THE EXERCISE: Type out the complete listing below word for word, without its pictures.

DATASET CONTENT:
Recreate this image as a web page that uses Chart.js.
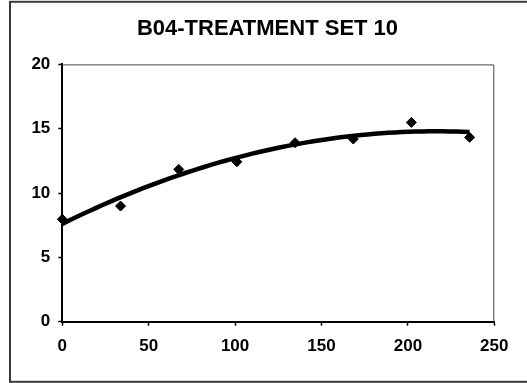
<!DOCTYPE html>
<html>
<head>
<meta charset="utf-8">
<title>B04-TREATMENT SET 10</title>
<script src="https://cdn.jsdelivr.net/npm/chart.js@4.4.1/dist/chart.umd.min.js"></script>
<style>
  html, body { margin: 0; padding: 0; background: #fff; }
  canvas { display: block; }
</style>
</head>
<body>
<canvas id="chart" width="527" height="383"></canvas>
<script>
// measured series
const days = [0, 33.7, 67.4, 101, 134.7, 168.4, 202, 235.7];
const values = [7.96, 8.99, 11.84, 12.43, 13.91, 14.2, 15.49, 14.33];
const xTicks = [0, 50, 100, 150, 200, 250];
const yTicks = [0, 5, 10, 15, 20];

const FONT = "'Liberation Sans', Arial, sans-serif";

// second order least squares fit (polynomial trendline)
function polyFit2(xs, ys) {
  const s = [0, 0, 0, 0, 0], r = [0, 0, 0];
  xs.forEach((x, i) => {
    for (let k = 0; k < 5; k++) s[k] += Math.pow(x, k);
    for (let k = 0; k < 3; k++) r[k] += Math.pow(x, k) * ys[i];
  });
  const a = [
    [s[0], s[1], s[2], r[0]],
    [s[1], s[2], s[3], r[1]],
    [s[2], s[3], s[4], r[2]]
  ];
  for (let c = 0; c < 3; c++) {
    for (let j = c + 1; j < 3; j++) {
      const f = a[j][c] / a[c][c];
      for (let k = c; k < 4; k++) a[j][k] -= f * a[c][k];
    }
  }
  const b = [0, 0, 0];
  for (let c = 2; c >= 0; c--) {
    let v = a[c][3];
    for (let k = c + 1; k < 3; k++) v -= a[c][k] * b[k];
    b[c] = v / a[c][c];
  }
  return b;
}

const coef = polyFit2(days, values);
const x0 = days[0], x1 = days[days.length - 1];
const trend = [];
for (let i = 0; i <= 60; i++) {
  const x = x0 + (x1 - x0) * i / 60;
  trend.push({ x: x, y: coef[0] + coef[1] * x + coef[2] * x * x });
}
const points = days.map((d, i) => ({ x: d, y: values[i] }));

// white page, outer frame and the thin top/right edge of the plot
const framePlugin = {
  id: 'frame',
  beforeDraw(chart) {
    const ctx = chart.ctx;
    ctx.save();
    ctx.fillStyle = '#fff';
    ctx.fillRect(0, 0, chart.width, chart.height);
    ctx.strokeStyle = '#3a3a3a';
    ctx.lineWidth = 2;
    ctx.strokeRect(10, 1.8, 600, 380);
    ctx.restore();
  },
  beforeDatasetsDraw(chart) {
    const { ctx, chartArea: a } = chart;
    ctx.save();
    ctx.strokeStyle = '#444';
    ctx.lineWidth = 1;
    ctx.beginPath();
    ctx.moveTo(a.left, a.top + 0.5);
    ctx.lineTo(a.right - 0.5, a.top + 0.5);
    ctx.lineTo(a.right - 0.5, a.bottom);
    ctx.stroke();
    ctx.restore();
  }
};

const tickFont = { family: FONT, size: 17, weight: 'bold' };

new Chart(document.getElementById('chart'), {
  type: 'scatter',
  data: {
    datasets: [
      {
        label: 'Trend',
        data: trend,
        showLine: true,
        borderColor: '#000',
        borderWidth: 4.5,
        pointRadius: 0,
        tension: 0,
        clip: false
      },
      {
        label: 'B04',
        data: points,
        pointStyle: 'rectRot',
        pointRadius: 5,
        backgroundColor: '#000',
        borderColor: '#000',
        borderWidth: 1,
        clip: false
      }
    ]
  },
  options: {
    responsive: false,
    animation: false,
    devicePixelRatio: 1,
    layout: { padding: { left: 8, right: 0, top: 0, bottom: 0 } },
    plugins: {
      legend: { display: false },
      tooltip: { enabled: false },
      title: {
        display: true,
        text: 'B04-TREATMENT SET 10',
        color: '#000',
        font: { family: FONT, size: 22, weight: 'bold' },
        padding: { top: 16, bottom: 22 }
      }
    },
    scales: {
      x: {
        type: 'linear',
        min: 0,
        max: 250,
        afterBuildTicks: s => { s.ticks = xTicks.map(v => ({ value: v })); },
        afterFit: s => { s.height = 61.3; },
        ticks: { color: '#000', font: tickFont, padding: 10, maxRotation: 0 },
        grid: { drawOnChartArea: false, tickLength: 4, tickColor: '#000', tickWidth: 1.5 },
        border: { color: '#000', width: 2 }
      },
      y: {
        min: 0,
        max: 20,
        afterBuildTicks: s => { s.ticks = yTicks.map(v => ({ value: v })); },
        afterFit: s => { s.width = 54.3; },
        ticks: { color: '#000', font: tickFont, padding: 8 },
        grid: { drawOnChartArea: false, tickLength: 4, tickColor: '#000', tickWidth: 1.5 },
        border: { color: '#000', width: 2 }
      },
      // empty right-hand gutter
      y2: {
        position: 'right',
        display: true,
        afterFit: s => { s.width = 32.7; },
        ticks: { display: false },
        grid: { display: false },
        border: { display: false }
      }
    }
  },
  plugins: [framePlugin]
});
</script>
</body>
</html>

RESPONSE:
Recreate this image as a web page that uses Chart.js.
<!DOCTYPE html>
<html>
<head>
<meta charset="utf-8">
<title>B04-TREATMENT SET 10</title>
<script src="https://cdn.jsdelivr.net/npm/chart.js@4.4.1/dist/chart.umd.min.js"></script>
<style>
  html, body { margin: 0; padding: 0; background: #fff; }
  canvas { display: block; }
</style>
</head>
<body>
<canvas id="chart" width="527" height="383"></canvas>
<script>
// measured series
const days = [0, 33.7, 67.4, 101, 134.7, 168.4, 202, 235.7];
const values = [7.96, 8.99, 11.84, 12.43, 13.91, 14.2, 15.49, 14.33];
const xTicks = [0, 50, 100, 150, 200, 250];
const yTicks = [0, 5, 10, 15, 20];

const FONT = "'Liberation Sans', Arial, sans-serif";

// second order least squares fit (polynomial trendline)
function polyFit2(xs, ys) {
  const s = [0, 0, 0, 0, 0], r = [0, 0, 0];
  xs.forEach((x, i) => {
    for (let k = 0; k < 5; k++) s[k] += Math.pow(x, k);
    for (let k = 0; k < 3; k++) r[k] += Math.pow(x, k) * ys[i];
  });
  const a = [
    [s[0], s[1], s[2], r[0]],
    [s[1], s[2], s[3], r[1]],
    [s[2], s[3], s[4], r[2]]
  ];
  for (let c = 0; c < 3; c++) {
    for (let j = c + 1; j < 3; j++) {
      const f = a[j][c] / a[c][c];
      for (let k = c; k < 4; k++) a[j][k] -= f * a[c][k];
    }
  }
  const b = [0, 0, 0];
  for (let c = 2; c >= 0; c--) {
    let v = a[c][3];
    for (let k = c + 1; k < 3; k++) v -= a[c][k] * b[k];
    b[c] = v / a[c][c];
  }
  return b;
}

const coef = polyFit2(days, values);
const x0 = days[0], x1 = days[days.length - 1];
const trend = [];
for (let i = 0; i <= 60; i++) {
  const x = x0 + (x1 - x0) * i / 60;
  trend.push({ x: x, y: coef[0] + coef[1] * x + coef[2] * x * x });
}
const points = days.map((d, i) => ({ x: d, y: values[i] }));

// white page, outer frame and the thin top/right edge of the plot
const framePlugin = {
  id: 'frame',
  beforeDraw(chart) {
    const ctx = chart.ctx;
    ctx.save();
    ctx.fillStyle = '#fff';
    ctx.fillRect(0, 0, chart.width, chart.height);
    ctx.strokeStyle = '#3a3a3a';
    ctx.lineWidth = 2;
    ctx.strokeRect(10, 1.8, 600, 380);
    ctx.restore();
  },
  beforeDatasetsDraw(chart) {
    const { ctx, chartArea: a } = chart;
    ctx.save();
    ctx.strokeStyle = '#444';
    ctx.lineWidth = 1;
    ctx.beginPath();
    ctx.moveTo(a.left, a.top + 0.5);
    ctx.lineTo(a.right - 0.5, a.top + 0.5);
    ctx.lineTo(a.right - 0.5, a.bottom);
    ctx.stroke();
    ctx.restore();
  }
};

const tickFont = { family: FONT, size: 17, weight: 'bold' };

new Chart(document.getElementById('chart'), {
  type: 'scatter',
  data: {
    datasets: [
      {
        label: 'Trend',
        data: trend,
        showLine: true,
        borderColor: '#000',
        borderWidth: 4.5,
        pointRadius: 0,
        tension: 0,
        clip: false
      },
      {
        label: 'B04',
        data: points,
        pointStyle: 'rectRot',
        pointRadius: 5,
        backgroundColor: '#000',
        borderColor: '#000',
        borderWidth: 1,
        clip: false
      }
    ]
  },
  options: {
    responsive: false,
    animation: false,
    devicePixelRatio: 1,
    layout: { padding: { left: 8, right: 0, top: 0, bottom: 0 } },
    plugins: {
      legend: { display: false },
      tooltip: { enabled: false },
      title: {
        display: true,
        text: 'B04-TREATMENT SET 10',
        color: '#000',
        font: { family: FONT, size: 22, weight: 'bold' },
        padding: { top: 16, bottom: 22 }
      }
    },
    scales: {
      x: {
        type: 'linear',
        min: 0,
        max: 250,
        afterBuildTicks: s => { s.ticks = xTicks.map(v => ({ value: v })); },
        afterFit: s => { s.height = 61.3; },
        ticks: { color: '#000', font: tickFont, padding: 10, maxRotation: 0 },
        grid: { drawOnChartArea: false, tickLength: 4, tickColor: '#000', tickWidth: 1.5 },
        border: { color: '#000', width: 2 }
      },
      y: {
        min: 0,
        max: 20,
        afterBuildTicks: s => { s.ticks = yTicks.map(v => ({ value: v })); },
        afterFit: s => { s.width = 54.3; },
        ticks: { color: '#000', font: tickFont, padding: 8 },
        grid: { drawOnChartArea: false, tickLength: 4, tickColor: '#000', tickWidth: 1.5 },
        border: { color: '#000', width: 2 }
      },
      // empty right-hand gutter
      y2: {
        position: 'right',
        display: true,
        afterFit: s => { s.width = 32.7; },
        ticks: { display: false },
        grid: { display: false },
        border: { display: false }
      }
    }
  },
  plugins: [framePlugin]
});
</script>
</body>
</html>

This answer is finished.